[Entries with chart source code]

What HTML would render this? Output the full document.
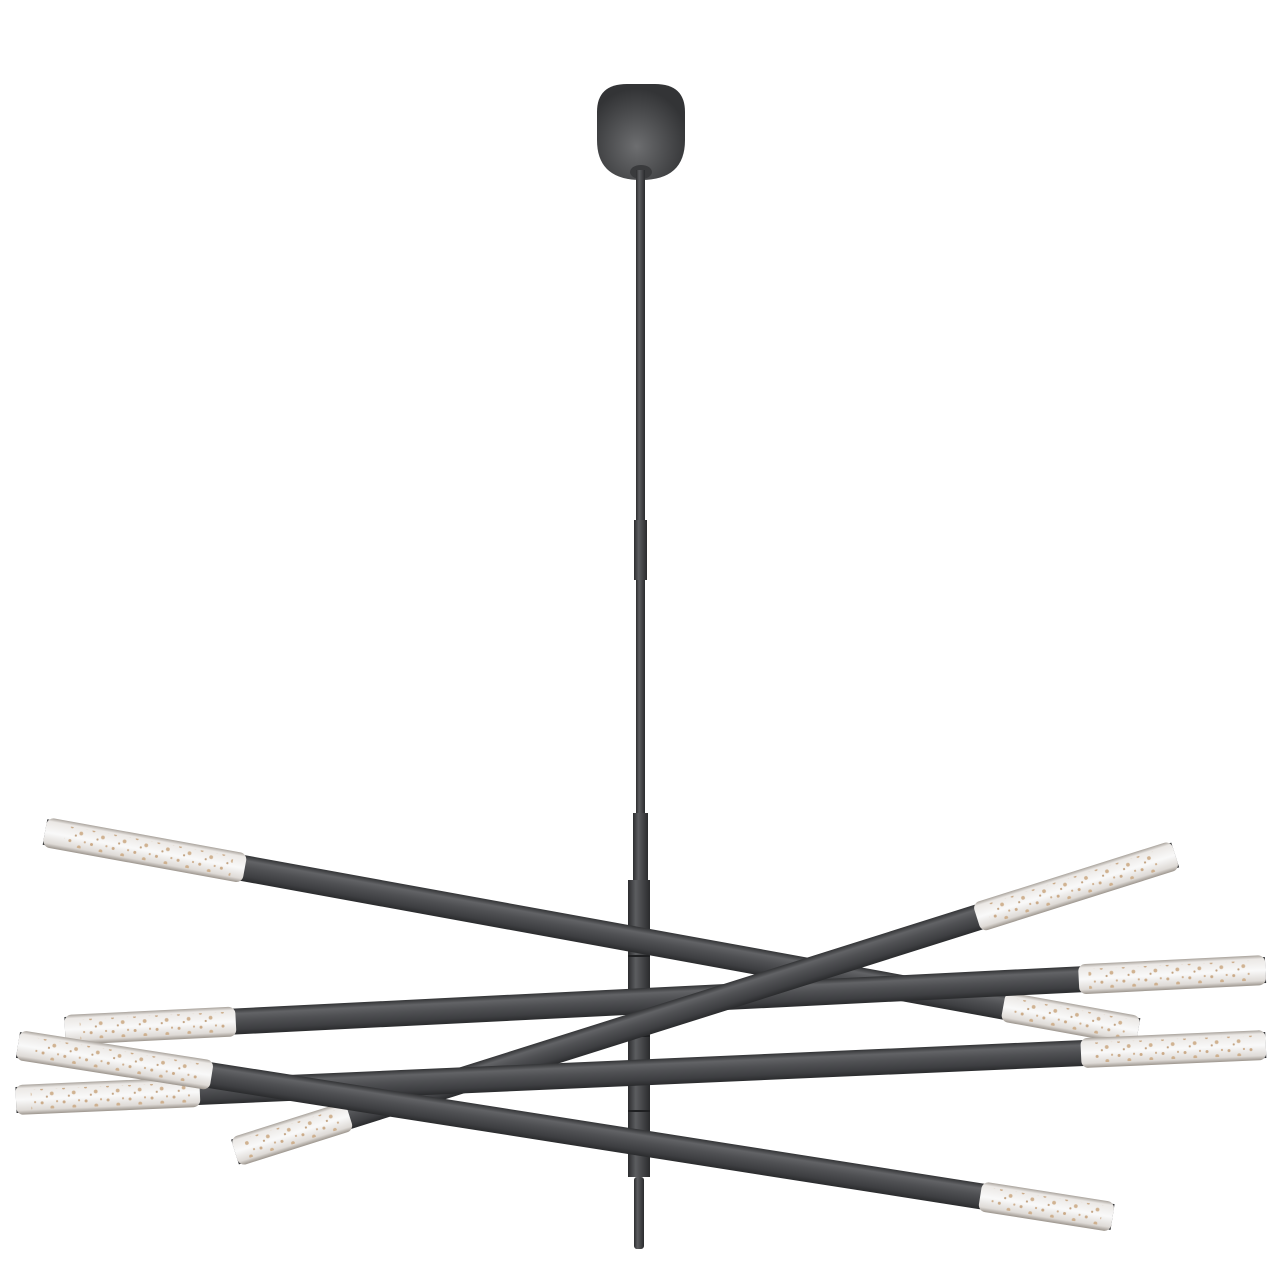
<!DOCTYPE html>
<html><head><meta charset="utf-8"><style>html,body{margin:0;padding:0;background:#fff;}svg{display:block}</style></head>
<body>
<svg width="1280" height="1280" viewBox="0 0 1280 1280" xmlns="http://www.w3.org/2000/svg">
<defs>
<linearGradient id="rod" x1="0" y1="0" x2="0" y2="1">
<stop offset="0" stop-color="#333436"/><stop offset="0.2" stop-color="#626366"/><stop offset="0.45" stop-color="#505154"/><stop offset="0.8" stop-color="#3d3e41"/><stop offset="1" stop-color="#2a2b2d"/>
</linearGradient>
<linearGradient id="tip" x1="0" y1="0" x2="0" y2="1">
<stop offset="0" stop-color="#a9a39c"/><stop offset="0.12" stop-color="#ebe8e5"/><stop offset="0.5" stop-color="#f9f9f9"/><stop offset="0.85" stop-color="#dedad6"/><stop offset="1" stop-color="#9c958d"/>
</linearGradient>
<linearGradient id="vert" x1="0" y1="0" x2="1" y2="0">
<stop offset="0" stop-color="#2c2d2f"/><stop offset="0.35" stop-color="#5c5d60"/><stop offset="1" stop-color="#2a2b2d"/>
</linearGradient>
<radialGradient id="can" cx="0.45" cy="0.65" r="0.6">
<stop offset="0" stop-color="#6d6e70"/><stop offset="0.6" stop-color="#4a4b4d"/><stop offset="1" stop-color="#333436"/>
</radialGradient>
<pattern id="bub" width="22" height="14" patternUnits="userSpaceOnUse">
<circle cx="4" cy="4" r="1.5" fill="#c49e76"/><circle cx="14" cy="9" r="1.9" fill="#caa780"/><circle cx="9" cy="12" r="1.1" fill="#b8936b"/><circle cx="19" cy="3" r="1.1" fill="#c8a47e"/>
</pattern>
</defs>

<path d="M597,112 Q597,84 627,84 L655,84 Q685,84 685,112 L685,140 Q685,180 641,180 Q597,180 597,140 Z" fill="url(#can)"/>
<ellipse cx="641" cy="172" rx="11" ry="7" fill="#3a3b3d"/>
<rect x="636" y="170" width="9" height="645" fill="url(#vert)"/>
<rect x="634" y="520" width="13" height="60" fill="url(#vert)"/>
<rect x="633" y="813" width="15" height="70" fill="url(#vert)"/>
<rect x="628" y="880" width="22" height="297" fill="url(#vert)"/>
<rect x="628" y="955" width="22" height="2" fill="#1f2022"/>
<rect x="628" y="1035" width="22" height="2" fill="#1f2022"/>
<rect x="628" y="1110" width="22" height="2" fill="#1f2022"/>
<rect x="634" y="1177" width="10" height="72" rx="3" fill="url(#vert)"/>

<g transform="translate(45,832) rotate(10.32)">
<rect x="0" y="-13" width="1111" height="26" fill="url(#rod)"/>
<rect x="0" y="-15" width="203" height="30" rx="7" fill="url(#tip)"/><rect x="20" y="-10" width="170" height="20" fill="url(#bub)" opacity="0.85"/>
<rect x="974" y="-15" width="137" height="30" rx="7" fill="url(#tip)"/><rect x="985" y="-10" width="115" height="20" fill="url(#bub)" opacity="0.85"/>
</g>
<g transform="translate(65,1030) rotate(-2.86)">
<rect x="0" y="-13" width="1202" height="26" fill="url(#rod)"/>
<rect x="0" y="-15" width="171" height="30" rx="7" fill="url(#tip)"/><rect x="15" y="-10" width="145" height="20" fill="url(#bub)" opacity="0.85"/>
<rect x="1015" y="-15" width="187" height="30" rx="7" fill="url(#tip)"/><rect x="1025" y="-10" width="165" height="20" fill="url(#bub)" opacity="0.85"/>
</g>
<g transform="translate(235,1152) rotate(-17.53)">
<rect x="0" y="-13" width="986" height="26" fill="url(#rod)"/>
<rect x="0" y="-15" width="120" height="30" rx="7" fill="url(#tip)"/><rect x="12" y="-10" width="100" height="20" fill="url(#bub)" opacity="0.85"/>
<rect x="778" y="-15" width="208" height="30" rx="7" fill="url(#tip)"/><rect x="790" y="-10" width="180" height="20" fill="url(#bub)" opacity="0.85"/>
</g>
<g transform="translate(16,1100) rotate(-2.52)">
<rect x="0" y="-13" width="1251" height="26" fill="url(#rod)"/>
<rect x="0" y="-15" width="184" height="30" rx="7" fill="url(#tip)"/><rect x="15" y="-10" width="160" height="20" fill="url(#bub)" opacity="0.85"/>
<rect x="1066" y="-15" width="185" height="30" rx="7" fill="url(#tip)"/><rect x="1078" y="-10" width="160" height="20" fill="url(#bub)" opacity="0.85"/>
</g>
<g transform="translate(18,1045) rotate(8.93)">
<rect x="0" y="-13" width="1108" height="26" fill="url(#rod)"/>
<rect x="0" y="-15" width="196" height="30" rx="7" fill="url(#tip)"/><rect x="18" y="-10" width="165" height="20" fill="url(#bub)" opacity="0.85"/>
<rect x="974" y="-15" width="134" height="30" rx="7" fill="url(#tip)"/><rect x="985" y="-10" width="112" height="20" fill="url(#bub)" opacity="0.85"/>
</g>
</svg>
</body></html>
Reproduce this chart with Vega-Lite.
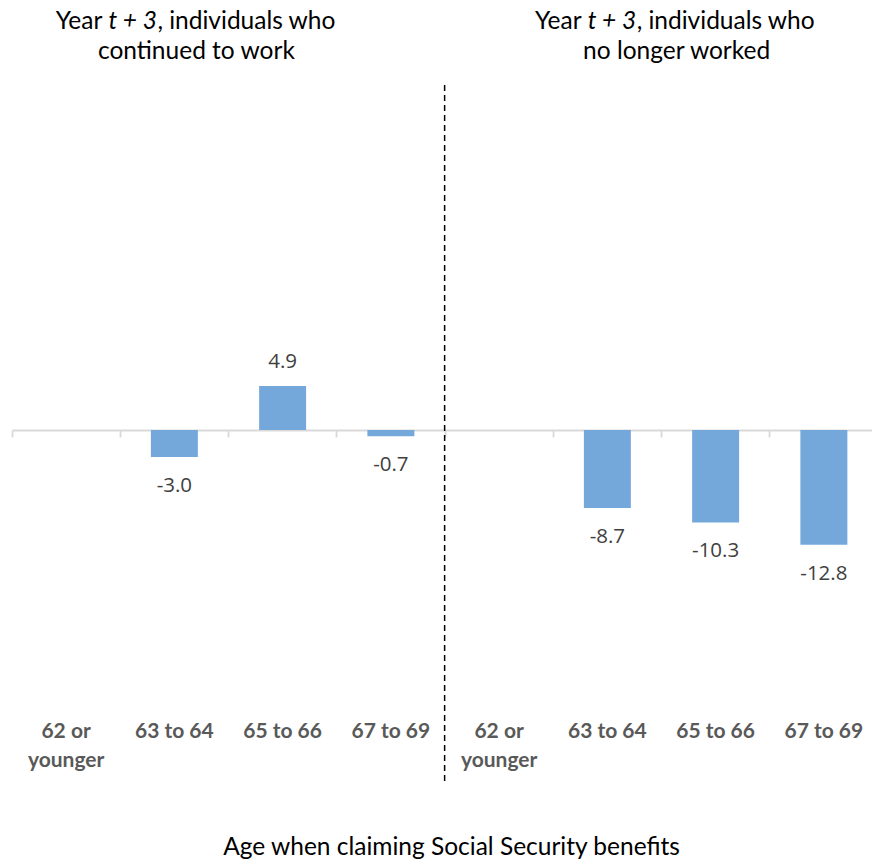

_TASK TO COMPLETE_
Copy the records word for word, leaving no picture in the copy.

_WRITTEN REPLY_
What HTML would render this? Output the full document.
<!DOCTYPE html>
<html><head><meta charset="utf-8"><style>html,body{margin:0;padding:0;background:#fff;}svg{display:block}</style></head>
<body>
<svg width="1280" height="1280" viewBox="0 0 1280 1280" xmlns="http://www.w3.org/2000/svg">
<defs>
<linearGradient id="rod" x1="0" y1="0" x2="0" y2="1">
<stop offset="0" stop-color="#333436"/><stop offset="0.2" stop-color="#626366"/><stop offset="0.45" stop-color="#505154"/><stop offset="0.8" stop-color="#3d3e41"/><stop offset="1" stop-color="#2a2b2d"/>
</linearGradient>
<linearGradient id="tip" x1="0" y1="0" x2="0" y2="1">
<stop offset="0" stop-color="#a9a39c"/><stop offset="0.12" stop-color="#ebe8e5"/><stop offset="0.5" stop-color="#f9f9f9"/><stop offset="0.85" stop-color="#dedad6"/><stop offset="1" stop-color="#9c958d"/>
</linearGradient>
<linearGradient id="vert" x1="0" y1="0" x2="1" y2="0">
<stop offset="0" stop-color="#2c2d2f"/><stop offset="0.35" stop-color="#5c5d60"/><stop offset="1" stop-color="#2a2b2d"/>
</linearGradient>
<radialGradient id="can" cx="0.45" cy="0.65" r="0.6">
<stop offset="0" stop-color="#6d6e70"/><stop offset="0.6" stop-color="#4a4b4d"/><stop offset="1" stop-color="#333436"/>
</radialGradient>
<pattern id="bub" width="22" height="14" patternUnits="userSpaceOnUse">
<circle cx="4" cy="4" r="1.5" fill="#c49e76"/><circle cx="14" cy="9" r="1.9" fill="#caa780"/><circle cx="9" cy="12" r="1.1" fill="#b8936b"/><circle cx="19" cy="3" r="1.1" fill="#c8a47e"/>
</pattern>
</defs>

<path d="M597,112 Q597,84 627,84 L655,84 Q685,84 685,112 L685,140 Q685,180 641,180 Q597,180 597,140 Z" fill="url(#can)"/>
<ellipse cx="641" cy="172" rx="11" ry="7" fill="#3a3b3d"/>
<rect x="636" y="170" width="9" height="645" fill="url(#vert)"/>
<rect x="634" y="520" width="13" height="60" fill="url(#vert)"/>
<rect x="633" y="813" width="15" height="70" fill="url(#vert)"/>
<rect x="628" y="880" width="22" height="297" fill="url(#vert)"/>
<rect x="628" y="955" width="22" height="2" fill="#1f2022"/>
<rect x="628" y="1035" width="22" height="2" fill="#1f2022"/>
<rect x="628" y="1110" width="22" height="2" fill="#1f2022"/>
<rect x="634" y="1177" width="10" height="72" rx="3" fill="url(#vert)"/>

<g transform="translate(45,832) rotate(10.32)">
<rect x="0" y="-13" width="1111" height="26" fill="url(#rod)"/>
<rect x="0" y="-15" width="203" height="30" rx="7" fill="url(#tip)"/><rect x="20" y="-10" width="170" height="20" fill="url(#bub)" opacity="0.85"/>
<rect x="974" y="-15" width="137" height="30" rx="7" fill="url(#tip)"/><rect x="985" y="-10" width="115" height="20" fill="url(#bub)" opacity="0.85"/>
</g>
<g transform="translate(65,1030) rotate(-2.86)">
<rect x="0" y="-13" width="1202" height="26" fill="url(#rod)"/>
<rect x="0" y="-15" width="171" height="30" rx="7" fill="url(#tip)"/><rect x="15" y="-10" width="145" height="20" fill="url(#bub)" opacity="0.85"/>
<rect x="1015" y="-15" width="187" height="30" rx="7" fill="url(#tip)"/><rect x="1025" y="-10" width="165" height="20" fill="url(#bub)" opacity="0.85"/>
</g>
<g transform="translate(235,1152) rotate(-17.53)">
<rect x="0" y="-13" width="986" height="26" fill="url(#rod)"/>
<rect x="0" y="-15" width="120" height="30" rx="7" fill="url(#tip)"/><rect x="12" y="-10" width="100" height="20" fill="url(#bub)" opacity="0.85"/>
<rect x="778" y="-15" width="208" height="30" rx="7" fill="url(#tip)"/><rect x="790" y="-10" width="180" height="20" fill="url(#bub)" opacity="0.85"/>
</g>
<g transform="translate(16,1100) rotate(-2.52)">
<rect x="0" y="-13" width="1251" height="26" fill="url(#rod)"/>
<rect x="0" y="-15" width="184" height="30" rx="7" fill="url(#tip)"/><rect x="15" y="-10" width="160" height="20" fill="url(#bub)" opacity="0.85"/>
<rect x="1066" y="-15" width="185" height="30" rx="7" fill="url(#tip)"/><rect x="1078" y="-10" width="160" height="20" fill="url(#bub)" opacity="0.85"/>
</g>
<g transform="translate(18,1045) rotate(8.93)">
<rect x="0" y="-13" width="1108" height="26" fill="url(#rod)"/>
<rect x="0" y="-15" width="196" height="30" rx="7" fill="url(#tip)"/><rect x="18" y="-10" width="165" height="20" fill="url(#bub)" opacity="0.85"/>
<rect x="974" y="-15" width="134" height="30" rx="7" fill="url(#tip)"/><rect x="985" y="-10" width="112" height="20" fill="url(#bub)" opacity="0.85"/>
</g>
</svg>
</body></html>
Reproduce this chart with Vega-Lite.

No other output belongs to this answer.